A la décapitation de Villiers de l'Isle-Adam, M. H. Fouquier eût prêté l'autorité de sa parole ; il eût montré l'influence mauvaise de ce triste bohème sur la morale si pure et si distinguée des modernes Bourgeois, dont il a corrompu les fils.

A la Fête de la Foule s'adjoignait ainsi la Fête des Lettrés délicats : n'y pensons plus, — et désignons quelques victimes bien vivantes et aucunement chimériques :

M. Mallarmé (tout indiqué pour l'inauguration) ; conférencier : M. Hector Pessard.

M. Verlaine ;— conférencier : M. Hugues le Roux.

M. Maeterlinck ; conférencier : M. Sarcey.

M. Tailhade ; conférencière : Mme Adam.

M. de Régnier; — conférencier : M. A. Delpit.

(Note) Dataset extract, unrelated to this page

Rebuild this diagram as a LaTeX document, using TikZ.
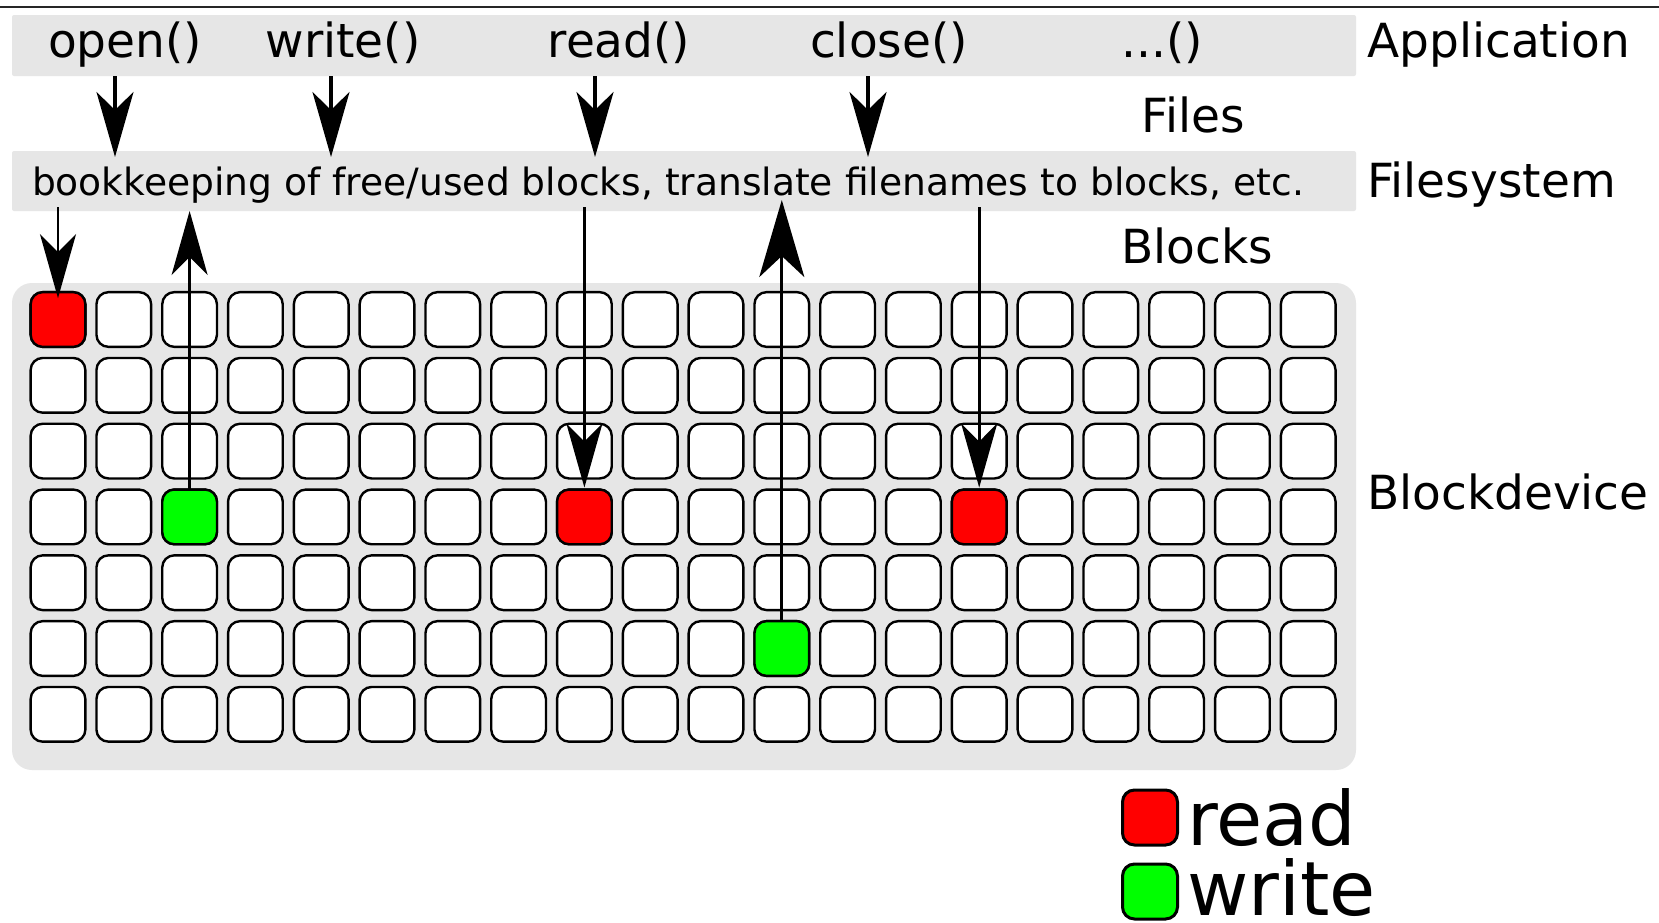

Donc, nous ne chômerons pas, — et ce sera vraiment réconfortant (c'est le mot ! de voir choir ces têtes, blêmir ces lèvres, tourner ces yeux qui n'eurent que du dédain pour la médiocrité heureuse de la troisième République ! Je ne prévois pas, ai-je dit, de bien graves objections à l'établissement de cette fête d'une si haute moralité démocratique. Néanmoins, il est possible que des esprits chagrins allèguent son apparente incompatibilité avec nos pacifiques mœurs. L'argument serait spécieux, — car, lorsqu'à Fourmies des soldats, se défendant contre l'émeute, tuèrent des petites filles de huit ans et des enfants à la mamelle, ce massacre ne fut-il pas hautement approuvé par les honorables ministres émanation de la majorité de nos concitoyens ? Et lorsque M. le Procureur général assiste au raccourcissement de quelques pas-de-chance, le spectacle, relevé d'ailleurs par une présence aussi insigne, a-t-il jamais été taxé d'immoral ou de contraire à notre exquise sensibilité ? Eh bien, l'abolition d'un aristocrate de l'art sera bien moins immorale encore, puisqu'elle supprimera une tète trop haute et plus scandaleuse, certes, que le grelot vide d'un médiocre chourineur.

REMY DE GOURMONT.

Mercure de France, juillet 1892, pp. 193-197.